EXERCISE PROMPT
Leave the pictures out, and output exactly the lines from the one containing "Rebuild this chart" through the one containing "net_migration = [-31800, -51100, 142400]".

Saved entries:
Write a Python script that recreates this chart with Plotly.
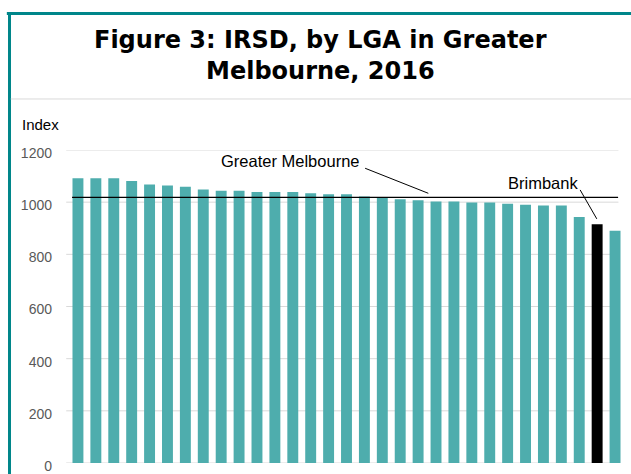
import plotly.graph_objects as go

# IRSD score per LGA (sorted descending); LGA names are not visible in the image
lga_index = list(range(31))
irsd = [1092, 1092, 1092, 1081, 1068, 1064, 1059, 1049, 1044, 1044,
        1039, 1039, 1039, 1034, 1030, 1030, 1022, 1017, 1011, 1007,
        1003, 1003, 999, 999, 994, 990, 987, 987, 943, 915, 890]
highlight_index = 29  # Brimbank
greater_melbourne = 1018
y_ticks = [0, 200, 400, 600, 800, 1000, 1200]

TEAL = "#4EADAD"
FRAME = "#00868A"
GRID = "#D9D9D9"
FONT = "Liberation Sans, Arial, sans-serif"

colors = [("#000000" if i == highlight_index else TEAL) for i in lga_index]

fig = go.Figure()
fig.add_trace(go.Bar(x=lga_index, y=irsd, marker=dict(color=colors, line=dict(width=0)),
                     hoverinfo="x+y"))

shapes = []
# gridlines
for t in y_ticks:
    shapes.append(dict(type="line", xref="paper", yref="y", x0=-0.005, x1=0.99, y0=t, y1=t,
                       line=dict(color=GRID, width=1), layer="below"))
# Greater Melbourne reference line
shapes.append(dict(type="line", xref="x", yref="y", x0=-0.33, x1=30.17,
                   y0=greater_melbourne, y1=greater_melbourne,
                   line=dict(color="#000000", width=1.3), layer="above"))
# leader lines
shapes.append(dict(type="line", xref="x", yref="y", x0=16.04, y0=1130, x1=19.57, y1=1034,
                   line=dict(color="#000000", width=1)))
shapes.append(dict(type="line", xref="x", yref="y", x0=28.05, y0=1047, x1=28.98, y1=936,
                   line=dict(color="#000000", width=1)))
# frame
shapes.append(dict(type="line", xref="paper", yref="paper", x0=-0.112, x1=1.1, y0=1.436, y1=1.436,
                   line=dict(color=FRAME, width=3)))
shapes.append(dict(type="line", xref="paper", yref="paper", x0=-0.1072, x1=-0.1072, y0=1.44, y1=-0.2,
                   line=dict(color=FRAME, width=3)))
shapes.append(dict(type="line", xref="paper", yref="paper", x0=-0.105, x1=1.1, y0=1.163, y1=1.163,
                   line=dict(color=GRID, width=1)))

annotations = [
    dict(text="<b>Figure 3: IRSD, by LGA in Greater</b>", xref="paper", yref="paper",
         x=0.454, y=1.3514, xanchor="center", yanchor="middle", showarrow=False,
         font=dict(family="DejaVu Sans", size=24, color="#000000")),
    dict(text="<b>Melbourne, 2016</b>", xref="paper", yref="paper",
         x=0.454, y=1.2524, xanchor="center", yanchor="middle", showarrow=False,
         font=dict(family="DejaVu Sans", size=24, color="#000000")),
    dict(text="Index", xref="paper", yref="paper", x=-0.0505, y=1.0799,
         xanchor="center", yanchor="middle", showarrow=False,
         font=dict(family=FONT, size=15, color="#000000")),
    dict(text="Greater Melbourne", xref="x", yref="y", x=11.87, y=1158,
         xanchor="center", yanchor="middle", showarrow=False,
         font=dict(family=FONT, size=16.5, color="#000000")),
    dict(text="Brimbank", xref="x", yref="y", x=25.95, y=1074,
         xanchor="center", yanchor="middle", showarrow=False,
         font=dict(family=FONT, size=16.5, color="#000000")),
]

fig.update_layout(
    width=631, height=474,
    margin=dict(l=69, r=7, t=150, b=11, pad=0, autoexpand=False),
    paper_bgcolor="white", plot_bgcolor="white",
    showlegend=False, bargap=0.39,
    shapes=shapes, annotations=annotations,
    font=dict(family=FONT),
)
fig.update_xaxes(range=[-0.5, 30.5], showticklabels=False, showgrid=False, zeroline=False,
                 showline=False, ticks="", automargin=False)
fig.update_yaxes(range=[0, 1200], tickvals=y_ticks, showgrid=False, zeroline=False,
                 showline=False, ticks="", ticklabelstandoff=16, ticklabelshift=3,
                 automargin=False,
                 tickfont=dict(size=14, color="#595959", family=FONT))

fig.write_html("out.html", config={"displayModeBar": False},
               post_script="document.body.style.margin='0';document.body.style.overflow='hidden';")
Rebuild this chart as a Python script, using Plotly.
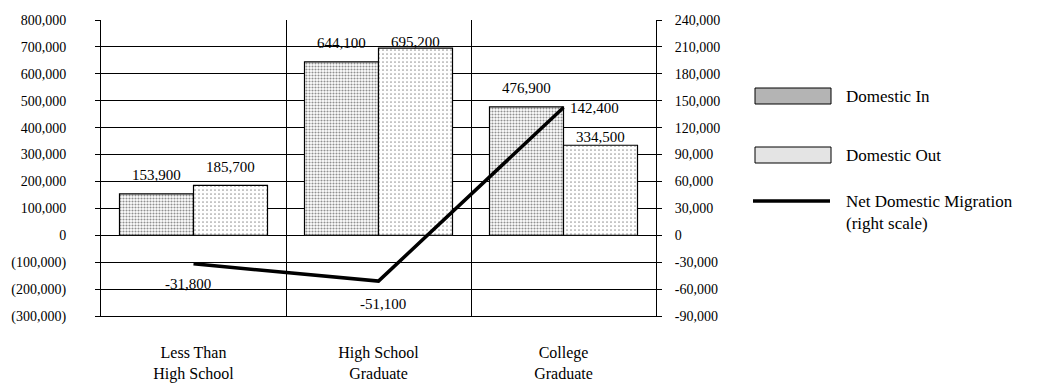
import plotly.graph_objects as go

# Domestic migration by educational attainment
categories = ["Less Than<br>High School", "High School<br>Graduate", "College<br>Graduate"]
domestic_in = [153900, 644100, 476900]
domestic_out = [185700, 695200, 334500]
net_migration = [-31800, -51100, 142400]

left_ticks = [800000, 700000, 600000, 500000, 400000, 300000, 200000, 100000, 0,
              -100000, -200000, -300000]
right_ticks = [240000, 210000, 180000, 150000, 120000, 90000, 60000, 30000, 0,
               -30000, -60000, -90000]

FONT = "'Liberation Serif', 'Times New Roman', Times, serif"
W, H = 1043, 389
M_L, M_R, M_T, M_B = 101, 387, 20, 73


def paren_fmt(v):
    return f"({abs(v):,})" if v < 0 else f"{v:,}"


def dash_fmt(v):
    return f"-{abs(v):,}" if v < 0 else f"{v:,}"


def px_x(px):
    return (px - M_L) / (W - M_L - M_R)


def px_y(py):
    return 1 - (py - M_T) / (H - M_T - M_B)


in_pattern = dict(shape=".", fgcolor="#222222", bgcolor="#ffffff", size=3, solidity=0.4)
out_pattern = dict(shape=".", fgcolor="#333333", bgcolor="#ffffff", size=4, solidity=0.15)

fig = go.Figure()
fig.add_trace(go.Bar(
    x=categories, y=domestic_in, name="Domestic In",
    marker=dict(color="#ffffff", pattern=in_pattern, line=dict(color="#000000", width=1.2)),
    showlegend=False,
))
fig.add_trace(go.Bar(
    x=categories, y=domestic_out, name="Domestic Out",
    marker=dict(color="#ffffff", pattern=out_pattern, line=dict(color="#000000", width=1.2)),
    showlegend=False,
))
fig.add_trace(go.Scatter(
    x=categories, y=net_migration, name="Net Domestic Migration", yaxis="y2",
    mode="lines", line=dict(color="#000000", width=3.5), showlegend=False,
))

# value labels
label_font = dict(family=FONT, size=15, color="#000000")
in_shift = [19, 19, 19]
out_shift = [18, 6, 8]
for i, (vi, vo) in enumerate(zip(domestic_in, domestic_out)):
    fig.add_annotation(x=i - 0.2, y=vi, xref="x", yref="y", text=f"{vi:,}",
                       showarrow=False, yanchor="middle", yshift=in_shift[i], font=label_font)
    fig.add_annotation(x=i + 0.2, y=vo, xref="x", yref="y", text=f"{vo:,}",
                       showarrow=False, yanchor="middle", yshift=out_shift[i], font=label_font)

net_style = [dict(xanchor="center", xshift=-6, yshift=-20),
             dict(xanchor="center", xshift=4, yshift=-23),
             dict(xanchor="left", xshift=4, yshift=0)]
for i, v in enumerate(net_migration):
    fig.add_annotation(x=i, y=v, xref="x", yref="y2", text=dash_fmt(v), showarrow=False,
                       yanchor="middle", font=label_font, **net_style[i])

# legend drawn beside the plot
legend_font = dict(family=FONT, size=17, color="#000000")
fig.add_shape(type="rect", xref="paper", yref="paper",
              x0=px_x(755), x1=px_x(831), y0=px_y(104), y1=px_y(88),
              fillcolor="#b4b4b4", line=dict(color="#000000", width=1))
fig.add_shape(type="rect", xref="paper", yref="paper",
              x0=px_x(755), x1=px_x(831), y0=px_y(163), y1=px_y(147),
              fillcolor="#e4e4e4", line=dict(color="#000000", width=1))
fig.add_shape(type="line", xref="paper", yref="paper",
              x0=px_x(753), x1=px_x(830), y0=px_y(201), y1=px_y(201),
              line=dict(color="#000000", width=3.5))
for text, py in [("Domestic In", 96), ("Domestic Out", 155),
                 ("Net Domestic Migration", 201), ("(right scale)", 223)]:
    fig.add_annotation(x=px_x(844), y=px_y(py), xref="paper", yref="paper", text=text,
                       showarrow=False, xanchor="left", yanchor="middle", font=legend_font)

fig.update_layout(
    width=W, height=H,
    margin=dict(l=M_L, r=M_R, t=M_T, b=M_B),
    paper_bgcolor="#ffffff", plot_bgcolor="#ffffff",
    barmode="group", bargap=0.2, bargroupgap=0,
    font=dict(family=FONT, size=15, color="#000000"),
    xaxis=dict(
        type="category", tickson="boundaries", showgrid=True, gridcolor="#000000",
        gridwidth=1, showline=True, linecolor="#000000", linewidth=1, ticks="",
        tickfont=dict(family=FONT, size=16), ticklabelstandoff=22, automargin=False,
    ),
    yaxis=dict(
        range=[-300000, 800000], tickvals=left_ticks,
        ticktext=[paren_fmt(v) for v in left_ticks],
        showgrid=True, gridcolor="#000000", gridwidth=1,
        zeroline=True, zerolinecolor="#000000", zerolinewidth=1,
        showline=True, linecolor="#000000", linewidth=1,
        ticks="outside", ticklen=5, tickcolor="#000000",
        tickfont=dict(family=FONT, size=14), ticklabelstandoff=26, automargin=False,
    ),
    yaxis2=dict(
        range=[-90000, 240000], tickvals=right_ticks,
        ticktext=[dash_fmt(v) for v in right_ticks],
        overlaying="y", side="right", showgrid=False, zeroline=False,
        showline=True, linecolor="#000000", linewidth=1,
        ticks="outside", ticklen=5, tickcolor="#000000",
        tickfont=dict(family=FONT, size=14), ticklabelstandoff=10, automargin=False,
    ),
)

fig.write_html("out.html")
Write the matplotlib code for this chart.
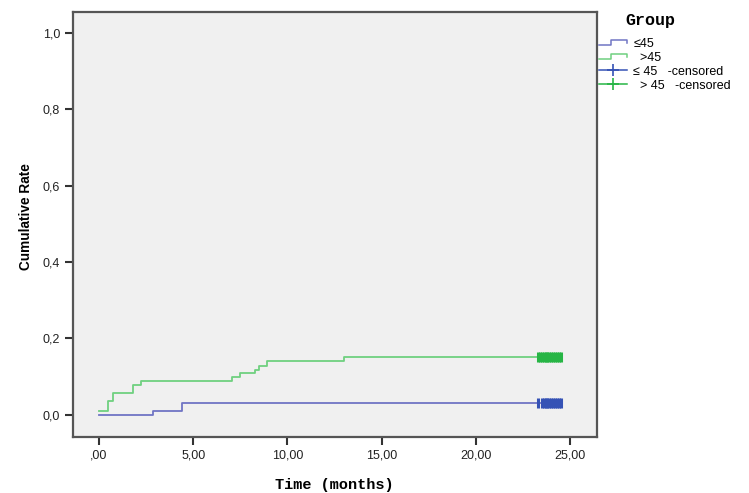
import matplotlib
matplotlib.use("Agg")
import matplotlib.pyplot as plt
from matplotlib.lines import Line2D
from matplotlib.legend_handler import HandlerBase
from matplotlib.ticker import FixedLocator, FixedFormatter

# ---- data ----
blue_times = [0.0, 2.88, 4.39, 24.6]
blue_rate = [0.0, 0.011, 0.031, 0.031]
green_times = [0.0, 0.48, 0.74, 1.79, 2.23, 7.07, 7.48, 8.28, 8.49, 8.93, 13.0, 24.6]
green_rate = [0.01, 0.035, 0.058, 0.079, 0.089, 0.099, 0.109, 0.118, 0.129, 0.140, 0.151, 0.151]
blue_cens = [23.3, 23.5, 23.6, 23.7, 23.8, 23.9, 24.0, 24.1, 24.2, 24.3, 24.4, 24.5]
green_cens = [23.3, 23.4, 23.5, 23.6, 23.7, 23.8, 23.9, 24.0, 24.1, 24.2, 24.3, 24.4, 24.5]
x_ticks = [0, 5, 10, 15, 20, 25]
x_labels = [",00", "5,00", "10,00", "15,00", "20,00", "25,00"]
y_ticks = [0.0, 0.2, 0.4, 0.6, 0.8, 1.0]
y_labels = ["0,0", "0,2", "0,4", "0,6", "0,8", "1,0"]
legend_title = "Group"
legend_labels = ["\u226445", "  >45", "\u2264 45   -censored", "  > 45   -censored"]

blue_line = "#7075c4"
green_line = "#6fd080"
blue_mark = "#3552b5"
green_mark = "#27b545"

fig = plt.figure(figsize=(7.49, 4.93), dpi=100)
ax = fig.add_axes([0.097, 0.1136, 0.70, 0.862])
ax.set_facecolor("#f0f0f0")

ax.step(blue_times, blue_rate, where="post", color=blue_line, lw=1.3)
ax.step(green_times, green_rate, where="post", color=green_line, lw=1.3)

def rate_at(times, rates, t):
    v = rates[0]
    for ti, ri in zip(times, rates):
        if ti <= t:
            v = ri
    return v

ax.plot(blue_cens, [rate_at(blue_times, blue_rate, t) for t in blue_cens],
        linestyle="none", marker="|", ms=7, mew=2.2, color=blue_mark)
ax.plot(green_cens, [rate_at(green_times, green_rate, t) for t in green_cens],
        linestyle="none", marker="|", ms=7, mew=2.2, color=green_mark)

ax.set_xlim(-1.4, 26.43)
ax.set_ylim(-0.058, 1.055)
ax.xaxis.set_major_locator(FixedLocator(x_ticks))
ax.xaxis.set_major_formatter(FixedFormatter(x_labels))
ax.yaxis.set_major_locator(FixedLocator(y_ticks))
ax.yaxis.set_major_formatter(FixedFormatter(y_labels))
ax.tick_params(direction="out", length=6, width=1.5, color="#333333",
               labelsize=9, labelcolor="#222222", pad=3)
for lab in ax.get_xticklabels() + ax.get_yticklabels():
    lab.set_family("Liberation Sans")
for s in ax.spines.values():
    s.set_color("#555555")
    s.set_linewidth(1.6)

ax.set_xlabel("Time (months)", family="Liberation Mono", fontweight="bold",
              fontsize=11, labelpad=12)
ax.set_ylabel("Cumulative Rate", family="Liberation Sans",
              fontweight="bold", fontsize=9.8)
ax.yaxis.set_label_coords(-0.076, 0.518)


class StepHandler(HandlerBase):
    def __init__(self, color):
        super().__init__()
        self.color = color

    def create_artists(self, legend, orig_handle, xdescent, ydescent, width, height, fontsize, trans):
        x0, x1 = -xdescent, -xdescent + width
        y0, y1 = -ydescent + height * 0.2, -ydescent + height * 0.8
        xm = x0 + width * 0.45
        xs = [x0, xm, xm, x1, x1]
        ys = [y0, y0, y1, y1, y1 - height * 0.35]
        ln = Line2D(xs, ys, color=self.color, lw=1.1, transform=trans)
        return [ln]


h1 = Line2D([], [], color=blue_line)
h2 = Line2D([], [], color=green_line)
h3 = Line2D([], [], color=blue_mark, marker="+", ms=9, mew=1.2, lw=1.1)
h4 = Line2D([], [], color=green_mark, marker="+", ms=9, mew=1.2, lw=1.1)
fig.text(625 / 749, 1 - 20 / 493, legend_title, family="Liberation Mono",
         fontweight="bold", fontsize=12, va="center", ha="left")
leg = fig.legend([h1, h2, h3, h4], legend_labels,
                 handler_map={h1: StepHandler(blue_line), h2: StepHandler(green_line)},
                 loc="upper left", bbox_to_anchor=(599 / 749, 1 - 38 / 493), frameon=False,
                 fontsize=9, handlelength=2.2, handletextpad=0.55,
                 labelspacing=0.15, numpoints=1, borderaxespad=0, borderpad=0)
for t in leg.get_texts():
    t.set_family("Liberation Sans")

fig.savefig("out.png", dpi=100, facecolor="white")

OUTPUT BELOW
Rebuild this chart as a Python script, using Plotly.
import plotly.graph_objects as go

# Domestic migration by educational attainment
categories = ["Less Than<br>High School", "High School<br>Graduate", "College<br>Graduate"]
domestic_in = [153900, 644100, 476900]
domestic_out = [185700, 695200, 334500]
net_migration = [-31800, -51100, 142400]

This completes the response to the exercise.